Task - Look through the data below and return each line where "this" appears.

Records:
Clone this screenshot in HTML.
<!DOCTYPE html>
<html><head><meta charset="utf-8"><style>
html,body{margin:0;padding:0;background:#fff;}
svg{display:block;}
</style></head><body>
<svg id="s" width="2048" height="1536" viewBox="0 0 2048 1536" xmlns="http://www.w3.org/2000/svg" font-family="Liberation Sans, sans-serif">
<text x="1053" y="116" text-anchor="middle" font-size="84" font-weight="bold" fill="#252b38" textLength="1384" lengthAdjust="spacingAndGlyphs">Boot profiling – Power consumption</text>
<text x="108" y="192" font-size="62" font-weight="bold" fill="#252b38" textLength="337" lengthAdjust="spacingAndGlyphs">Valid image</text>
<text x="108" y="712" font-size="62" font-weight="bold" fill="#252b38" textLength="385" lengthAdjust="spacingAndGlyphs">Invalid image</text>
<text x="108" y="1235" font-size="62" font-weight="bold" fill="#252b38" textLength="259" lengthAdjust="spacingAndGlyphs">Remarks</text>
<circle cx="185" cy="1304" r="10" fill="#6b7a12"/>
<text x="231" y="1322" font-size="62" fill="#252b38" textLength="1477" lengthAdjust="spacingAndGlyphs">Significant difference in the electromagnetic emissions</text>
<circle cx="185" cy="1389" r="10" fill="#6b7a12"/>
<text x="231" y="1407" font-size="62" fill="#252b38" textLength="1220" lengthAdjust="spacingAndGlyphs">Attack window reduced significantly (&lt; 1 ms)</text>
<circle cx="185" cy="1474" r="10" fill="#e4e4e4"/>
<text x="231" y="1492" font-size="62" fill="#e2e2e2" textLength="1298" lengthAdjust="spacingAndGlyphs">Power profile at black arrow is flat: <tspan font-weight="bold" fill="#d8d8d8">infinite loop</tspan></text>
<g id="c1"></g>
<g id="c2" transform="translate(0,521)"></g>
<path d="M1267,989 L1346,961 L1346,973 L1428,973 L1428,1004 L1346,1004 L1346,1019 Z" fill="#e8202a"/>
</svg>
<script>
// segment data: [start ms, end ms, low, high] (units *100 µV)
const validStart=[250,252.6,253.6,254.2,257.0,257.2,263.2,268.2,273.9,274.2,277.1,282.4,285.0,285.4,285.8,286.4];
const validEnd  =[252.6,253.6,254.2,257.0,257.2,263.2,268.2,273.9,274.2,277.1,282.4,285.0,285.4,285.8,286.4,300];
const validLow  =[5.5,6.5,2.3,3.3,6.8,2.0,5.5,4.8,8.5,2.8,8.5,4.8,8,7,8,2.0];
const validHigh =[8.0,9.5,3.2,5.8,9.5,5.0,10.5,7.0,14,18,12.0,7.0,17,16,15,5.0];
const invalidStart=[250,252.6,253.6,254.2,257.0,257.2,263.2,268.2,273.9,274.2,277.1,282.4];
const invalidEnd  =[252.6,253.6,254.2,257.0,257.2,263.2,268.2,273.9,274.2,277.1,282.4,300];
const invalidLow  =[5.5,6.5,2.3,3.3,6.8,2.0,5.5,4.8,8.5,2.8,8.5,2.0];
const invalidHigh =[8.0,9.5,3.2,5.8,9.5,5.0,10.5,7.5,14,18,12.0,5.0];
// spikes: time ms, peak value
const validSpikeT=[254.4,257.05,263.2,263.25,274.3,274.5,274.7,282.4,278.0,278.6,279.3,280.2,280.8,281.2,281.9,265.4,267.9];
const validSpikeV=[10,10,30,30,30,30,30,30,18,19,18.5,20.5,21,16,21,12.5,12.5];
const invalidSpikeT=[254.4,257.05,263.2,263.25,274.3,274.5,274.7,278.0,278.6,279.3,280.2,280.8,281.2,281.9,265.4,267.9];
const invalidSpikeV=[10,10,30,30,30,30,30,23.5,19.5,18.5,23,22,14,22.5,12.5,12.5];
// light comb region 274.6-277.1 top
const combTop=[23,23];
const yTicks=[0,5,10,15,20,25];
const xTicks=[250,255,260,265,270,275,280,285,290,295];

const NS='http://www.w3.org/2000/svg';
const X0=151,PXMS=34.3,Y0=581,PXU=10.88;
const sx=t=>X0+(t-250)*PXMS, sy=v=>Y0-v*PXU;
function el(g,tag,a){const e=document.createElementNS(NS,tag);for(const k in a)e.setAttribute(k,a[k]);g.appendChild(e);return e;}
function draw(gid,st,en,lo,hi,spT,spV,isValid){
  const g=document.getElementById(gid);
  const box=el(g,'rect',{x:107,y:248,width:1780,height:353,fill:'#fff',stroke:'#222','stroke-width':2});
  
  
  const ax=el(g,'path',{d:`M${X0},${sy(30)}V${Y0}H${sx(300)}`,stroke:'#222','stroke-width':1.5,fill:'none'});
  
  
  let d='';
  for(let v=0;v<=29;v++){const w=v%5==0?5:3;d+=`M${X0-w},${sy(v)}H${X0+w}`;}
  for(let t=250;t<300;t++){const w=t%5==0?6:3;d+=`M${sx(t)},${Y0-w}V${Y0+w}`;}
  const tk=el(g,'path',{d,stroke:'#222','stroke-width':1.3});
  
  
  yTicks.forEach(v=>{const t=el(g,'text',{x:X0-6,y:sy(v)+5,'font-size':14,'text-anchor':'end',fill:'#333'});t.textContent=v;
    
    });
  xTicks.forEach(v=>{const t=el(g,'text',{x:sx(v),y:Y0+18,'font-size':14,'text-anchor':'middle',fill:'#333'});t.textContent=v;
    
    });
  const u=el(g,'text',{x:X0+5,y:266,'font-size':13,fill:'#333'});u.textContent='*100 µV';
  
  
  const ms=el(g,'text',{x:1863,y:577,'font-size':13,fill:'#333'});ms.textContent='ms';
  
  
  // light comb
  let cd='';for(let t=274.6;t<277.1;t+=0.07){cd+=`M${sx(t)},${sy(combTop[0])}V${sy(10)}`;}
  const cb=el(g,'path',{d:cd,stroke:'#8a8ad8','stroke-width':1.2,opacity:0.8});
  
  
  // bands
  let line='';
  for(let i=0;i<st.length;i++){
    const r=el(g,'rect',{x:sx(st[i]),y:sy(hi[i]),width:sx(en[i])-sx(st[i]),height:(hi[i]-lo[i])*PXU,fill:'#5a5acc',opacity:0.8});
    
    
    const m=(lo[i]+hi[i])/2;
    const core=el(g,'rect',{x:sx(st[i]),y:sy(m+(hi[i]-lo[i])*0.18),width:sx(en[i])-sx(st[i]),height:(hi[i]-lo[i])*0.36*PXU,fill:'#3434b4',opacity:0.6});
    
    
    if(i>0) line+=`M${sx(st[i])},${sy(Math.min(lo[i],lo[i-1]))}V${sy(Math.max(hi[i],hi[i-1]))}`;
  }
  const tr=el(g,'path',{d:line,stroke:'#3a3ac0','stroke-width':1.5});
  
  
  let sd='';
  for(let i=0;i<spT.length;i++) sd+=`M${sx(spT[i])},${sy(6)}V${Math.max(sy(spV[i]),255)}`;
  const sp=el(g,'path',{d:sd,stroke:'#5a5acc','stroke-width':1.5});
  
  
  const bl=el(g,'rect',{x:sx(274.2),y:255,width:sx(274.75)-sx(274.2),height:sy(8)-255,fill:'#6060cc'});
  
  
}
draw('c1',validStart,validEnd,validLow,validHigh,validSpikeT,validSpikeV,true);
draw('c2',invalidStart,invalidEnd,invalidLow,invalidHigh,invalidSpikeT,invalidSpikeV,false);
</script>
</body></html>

* * *

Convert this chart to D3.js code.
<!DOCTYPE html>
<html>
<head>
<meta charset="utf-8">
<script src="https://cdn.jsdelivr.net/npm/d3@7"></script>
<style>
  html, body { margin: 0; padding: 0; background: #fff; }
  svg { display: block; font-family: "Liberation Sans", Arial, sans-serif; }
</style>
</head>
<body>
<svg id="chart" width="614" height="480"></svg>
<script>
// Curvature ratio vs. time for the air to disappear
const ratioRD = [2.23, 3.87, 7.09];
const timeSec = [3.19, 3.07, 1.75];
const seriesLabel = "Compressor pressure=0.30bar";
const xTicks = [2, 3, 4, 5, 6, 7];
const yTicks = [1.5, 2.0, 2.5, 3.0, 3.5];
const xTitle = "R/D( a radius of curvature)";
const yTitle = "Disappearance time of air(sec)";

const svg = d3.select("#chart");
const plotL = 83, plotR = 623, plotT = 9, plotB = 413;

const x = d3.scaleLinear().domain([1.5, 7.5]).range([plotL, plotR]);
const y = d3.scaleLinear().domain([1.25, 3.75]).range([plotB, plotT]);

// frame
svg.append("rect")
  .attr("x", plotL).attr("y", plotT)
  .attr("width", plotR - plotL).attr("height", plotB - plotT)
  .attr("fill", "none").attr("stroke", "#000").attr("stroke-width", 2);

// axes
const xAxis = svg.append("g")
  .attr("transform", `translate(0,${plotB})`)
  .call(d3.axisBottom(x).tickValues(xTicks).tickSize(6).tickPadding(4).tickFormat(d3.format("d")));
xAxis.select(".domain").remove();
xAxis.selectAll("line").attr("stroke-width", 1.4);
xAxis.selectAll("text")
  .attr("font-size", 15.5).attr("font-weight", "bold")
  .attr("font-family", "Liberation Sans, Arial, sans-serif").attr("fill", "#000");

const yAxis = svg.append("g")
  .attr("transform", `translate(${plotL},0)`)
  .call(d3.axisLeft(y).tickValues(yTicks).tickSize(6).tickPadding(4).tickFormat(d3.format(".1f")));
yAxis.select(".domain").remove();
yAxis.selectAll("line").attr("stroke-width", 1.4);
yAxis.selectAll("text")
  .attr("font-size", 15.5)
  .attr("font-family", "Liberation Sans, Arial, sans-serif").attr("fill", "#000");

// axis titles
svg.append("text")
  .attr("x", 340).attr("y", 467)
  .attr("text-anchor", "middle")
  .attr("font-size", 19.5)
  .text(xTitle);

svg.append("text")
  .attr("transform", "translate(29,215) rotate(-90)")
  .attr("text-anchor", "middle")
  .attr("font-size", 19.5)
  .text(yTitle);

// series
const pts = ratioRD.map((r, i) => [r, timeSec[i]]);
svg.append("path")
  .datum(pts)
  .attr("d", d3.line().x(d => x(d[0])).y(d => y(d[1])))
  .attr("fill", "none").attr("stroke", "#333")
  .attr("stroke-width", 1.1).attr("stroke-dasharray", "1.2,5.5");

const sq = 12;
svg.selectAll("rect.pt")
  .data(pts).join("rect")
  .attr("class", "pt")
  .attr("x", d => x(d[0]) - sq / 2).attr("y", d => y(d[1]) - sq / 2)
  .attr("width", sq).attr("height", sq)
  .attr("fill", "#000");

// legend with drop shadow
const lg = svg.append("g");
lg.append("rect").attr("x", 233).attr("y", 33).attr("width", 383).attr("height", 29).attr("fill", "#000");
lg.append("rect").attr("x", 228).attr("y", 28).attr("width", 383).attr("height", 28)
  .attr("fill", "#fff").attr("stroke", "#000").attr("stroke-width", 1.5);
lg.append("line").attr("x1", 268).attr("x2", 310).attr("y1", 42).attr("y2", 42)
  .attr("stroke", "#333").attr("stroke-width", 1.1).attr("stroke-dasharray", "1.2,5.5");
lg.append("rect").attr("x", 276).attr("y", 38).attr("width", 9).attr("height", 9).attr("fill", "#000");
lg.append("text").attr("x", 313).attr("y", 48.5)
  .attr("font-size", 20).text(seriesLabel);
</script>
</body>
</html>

Exercise solution -
Clone this screenshot in HTML.
Convert this chart to D3.js code.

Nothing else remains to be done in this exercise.